The Grubbs-Pearson estimator has the theoretical advantage over the Grubbs-Patnaik estimator that the approximating distribution matches the true distribution not only in mean and variance but also in skewness. However, the Grubbs-Pearson estimator does not seem to be used in comparison studies (see below), only the Grubbs-Patnaik estimator. Both Grubbs estimators generalize to three-dimensional data, can accomodate systematic accuracy bias, and are available for arbitrary values of \(p\).

The modified RAND-234 estimator can accomodate moderate systematic accuracy bias but does not generalize to three-dimensional data, and is limited to the 50% CEP.

The Ethridge estimator stands out because it does not require bivariate normality of the \((x,y)\)-coordinates. It generalizes to three-dimensional data, can accomodate systematic accuracy bias, but is limited to the 50% CEP.

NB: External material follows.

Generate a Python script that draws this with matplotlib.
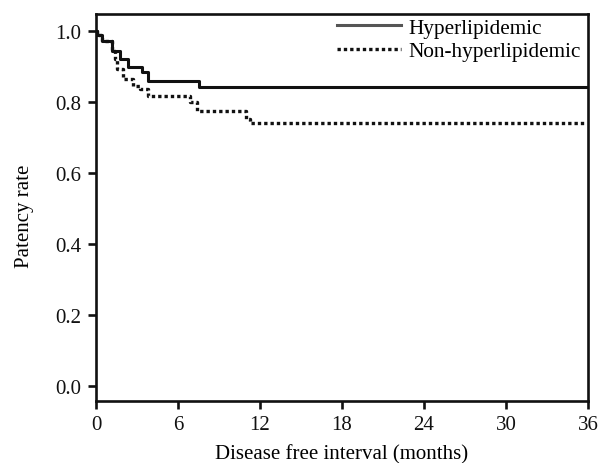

Unknown variances and correlation

When variances and correlation have to be estimated from limited samples, the situation is different. While it seems common to plug in the sample estimates into the formula for the distribution of radial error when all parameters are known, the resulting distribution is not strictly valid anymore. The reason is that even if the estimates are unbiased, the uncertainty from estimating the variances and correlation are not reflected in the distribution formulae (compare with the case of the t-test vs. the z-test). With growing sample-size, the so-called sampling distribution of radial error will be asymptotically the same as with the case of know variances/correlation.

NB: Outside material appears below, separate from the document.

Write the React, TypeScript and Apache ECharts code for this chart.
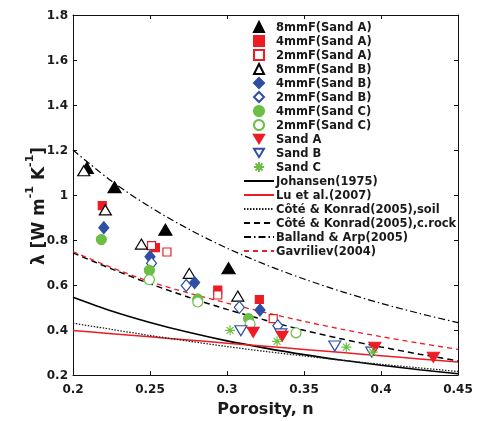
import React, { useEffect, useRef } from 'react';
import * as echarts from 'echarts';

// Porosity grid for model curves
const porosityGrid = [0.2, 0.225, 0.25, 0.275, 0.3, 0.325, 0.35, 0.375, 0.4, 0.425, 0.45];
// Model curves (thermal conductivity, W m-1 K-1)
const johansen = [0.546, 0.485, 0.434, 0.39, 0.352, 0.32, 0.291, 0.266, 0.244, 0.224, 0.206];
const luEtAl = [0.398, 0.384, 0.37, 0.356, 0.342, 0.328, 0.314, 0.3, 0.286, 0.272, 0.258];
const coteSoil = [0.431, 0.403, 0.376, 0.351, 0.327, 0.305, 0.285, 0.266, 0.248, 0.232, 0.216];
const coteRock = [0.743, 0.672, 0.606, 0.546, 0.492, 0.444, 0.399, 0.36, 0.325, 0.293, 0.263];
const ballandArp = [1.2, 1.062, 0.947, 0.849, 0.764, 0.691, 0.627, 0.57, 0.519, 0.474, 0.433];
const gavriliev = [0.748, 0.678, 0.615, 0.565, 0.52, 0.478, 0.439, 0.403, 0.371, 0.342, 0.314];

// Measured points [porosity, lambda]
const f8SandA = [[0.209, 1.12], [0.227, 1.035], [0.26, 0.846], [0.301, 0.675]];
const f4SandA = [[0.219, 0.953], [0.2535, 0.766], [0.294, 0.578], [0.321, 0.536]];
const f2SandA = [[0.251, 0.775], [0.261, 0.747], [0.294, 0.556], [0.33, 0.451]];
const f8SandB = [[0.207, 1.108], [0.221, 0.934], [0.2444, 0.782], [0.2755, 0.652], [0.307, 0.551]];
const f4SandB = [[0.22, 0.855], [0.25, 0.726], [0.279, 0.611], [0.3214, 0.489]];
const f2SandB = [[0.251, 0.697], [0.2735, 0.598], [0.308, 0.501], [0.333, 0.419]];
const f4SandC = [[0.2184, 0.802], [0.2496, 0.665], [0.281, 0.538], [0.314, 0.451]];
const f2SandC = [[0.2496, 0.624], [0.281, 0.525], [0.315, 0.427], [0.3448, 0.388]];
const sandA = [[0.317, 0.39], [0.3358, 0.372], [0.396, 0.324], [0.434, 0.279]];
const sandB = [[0.309, 0.397], [0.335, 0.383], [0.37, 0.329], [0.394, 0.302]];
const sandC = [[0.302, 0.399], [0.3325, 0.35], [0.3775, 0.324], [0.3946, 0.302]];

const xTicks = { min: 0.2, max: 0.45, interval: 0.05 };
const yTicks = { min: 0.2, max: 1.8, interval: 0.2 };

const RED = '#ED1C24';
const BLUE = '#2E4FA3';
const GREEN = '#6DBE45';
const FONT = 'DejaVu Sans';
const ASTERISK = 'path://M0,5L10,5M5,0L5,10M1.5,1.5L8.5,8.5M8.5,1.5L1.5,8.5';
const DOWN_TRIANGLE = 'path://M0,0L12,0L6,10Z';

const scatterNames = ['8mmF(Sand A)', '4mmF(Sand A)', '2mmF(Sand A)', '8mmF(Sand B)', '4mmF(Sand B)', '2mmF(Sand B)', '4mmF(Sand C)', '2mmF(Sand C)', 'Sand A', 'Sand B', 'Sand C'];
const lineNames = ['Johansen(1975)', 'Lu et al.(2007)', 'Côté & Konrad(2005),soil', 'Côté & Konrad(2005),c.rock', 'Balland & Arp(2005)', 'Gavriliev(2004)'];

function lineData(ys: number[]) {
  return porosityGrid.map((x, i) => [x, ys[i]]);
}

export default function App() {
  const ref = useRef<HTMLDivElement>(null);
  useEffect(() => {
    if (!ref.current) return;
    const chart = echarts.init(ref.current, undefined, { renderer: 'svg' });
    const lineSeries = (name: string, ys: number[], color: string, type: any, width: number) => ({
      name, type: 'line', data: lineData(ys), symbol: 'none', smooth: 0.3, z: 2,
      lineStyle: { color, type, width }, itemStyle: { color },
    });
    const sc = (name: string, data: number[][], symbol: string, size: any, fill: string, stroke: string, bw = 1.2) => ({
      name, type: 'scatter', data, symbol, symbolSize: size, z: 3,
      itemStyle: { color: fill, borderColor: stroke, borderWidth: bw, opacity: 1 },
    });
    const axisCommon = {
      type: 'value', axisLine: { show: true, onZero: false, lineStyle: { color: '#111', width: 1 } },
      axisTick: { show: true, inside: true, length: 4, lineStyle: { color: '#111' } },
      splitLine: { show: false },
    };
    const labelStyle = { color: '#1a1a1a', fontFamily: FONT, fontWeight: 'bold', fontSize: 12 };
    chart.setOption({
      animation: false,
      grid: { left: 73, right: 19, top: 15, bottom: 41 },
      xAxis: [
        { ...axisCommon, position: 'bottom', ...xTicks, axisLabel: { ...labelStyle, margin: 8 },
          name: 'Porosity, n', nameLocation: 'middle', nameGap: 23,
          nameTextStyle: { color: '#1a1a1a', fontFamily: FONT, fontWeight: 'bold', fontSize: 16 } },
        { ...axisCommon, position: 'top', ...xTicks, axisLabel: { show: false } },
      ],
      yAxis: [
        { ...axisCommon, position: 'left', ...yTicks, axisLabel: { ...labelStyle, margin: 5 } },
        { ...axisCommon, position: 'right', ...yTicks, axisLabel: { show: false } },
      ],
      legend: [
        {
          data: scatterNames, orient: 'vertical', left: 253, top: 20, padding: 0, itemWidth: 10, itemHeight: 10, itemGap: 0,
          selectedMode: false,
          textStyle: { color: '#1a1a1a', fontFamily: FONT, fontWeight: 'bold', fontSize: 11.5, lineHeight: 14, padding: [0, 0, 0, 7] },
        },
        {
          data: lineNames, orient: 'vertical', left: 243, top: 174, padding: 0, itemWidth: 30, itemHeight: 10, itemGap: 0,
          selectedMode: false,
          itemStyle: { color: 'rgba(0,0,0,0)', borderColor: 'rgba(0,0,0,0)', borderWidth: 0, opacity: 0 },
          textStyle: { color: '#1a1a1a', fontFamily: FONT, fontWeight: 'bold', fontSize: 11.5, lineHeight: 14, padding: [0, 0, 0, -3] },
        },
      ],
      graphic: [
        {
          type: 'text', x: 35, y: 206, rotation: Math.PI / 2,
          style: {
            text: '{a|λ [W m}{s|-1}{a| K}{s|-1}{a|]}',
            align: 'center', verticalAlign: 'middle',
            rich: {
              a: { fontFamily: FONT, fontWeight: 'bold', fontSize: 17, lineHeight: 22, fill: '#1a1a1a', verticalAlign: 'bottom' },
              s: { fontFamily: FONT, fontWeight: 'bold', fontSize: 11, lineHeight: 12, fill: '#1a1a1a', verticalAlign: 'top' },
            },
          },
        },
      ],
      series: [
        lineSeries('Johansen(1975)', johansen, '#000', 'solid', 1.6),
        lineSeries('Lu et al.(2007)', luEtAl, RED, 'solid', 1.5),
        lineSeries('Côté & Konrad(2005),soil', coteSoil, '#222', [1.5, 1.5], 1.3),
        lineSeries('Côté & Konrad(2005),c.rock', coteRock, '#000', [6, 4], 1.5),
        lineSeries('Balland & Arp(2005)', ballandArp, '#000', [7, 3, 1.5, 3], 1.2),
        lineSeries('Gavriliev(2004)', gavriliev, RED, [5, 4], 1.3),
        sc('8mmF(Sand A)', f8SandA, 'triangle', [13, 11], '#000', '#000'),
        sc('4mmF(Sand A)', f4SandA, 'rect', 8, RED, RED),
        sc('2mmF(Sand A)', f2SandA, 'rect', 8, '#fff', RED),
        sc('8mmF(Sand B)', f8SandB, 'triangle', [12, 10], '#fff', '#000'),
        sc('4mmF(Sand B)', f4SandB, 'diamond', [10, 12], BLUE, BLUE),
        sc('2mmF(Sand B)', f2SandB, 'diamond', [10, 12], '#fff', BLUE),
        sc('4mmF(Sand C)', f4SandC, 'circle', 10, GREEN, GREEN),
        sc('2mmF(Sand C)', f2SandC, 'circle', 10, '#fff', GREEN),
        sc('Sand B', sandB, DOWN_TRIANGLE, [12, 10], '#fff', BLUE),
        sc('Sand A', sandA, DOWN_TRIANGLE, [12, 10], RED, RED),
        sc('Sand C', sandC, ASTERISK, 10, GREEN, GREEN, 1.2),
      ],
    });
    return () => chart.dispose();
  }, []);
  return <div ref={ref} style={{ position: 'fixed', left: 0, top: 0, width: 477, height: 421 }} />;
}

For small samples the question therefore is which estimator has the best characteristics, i.e., gives a good approximation to the true \(CEP(p)\). This question has been studied, e.g., by Williams (1997). A related question is which estimator is most robust to a very small number of outliers (fliers) that may result from clear operator error. See the literature overview for more comparison studies.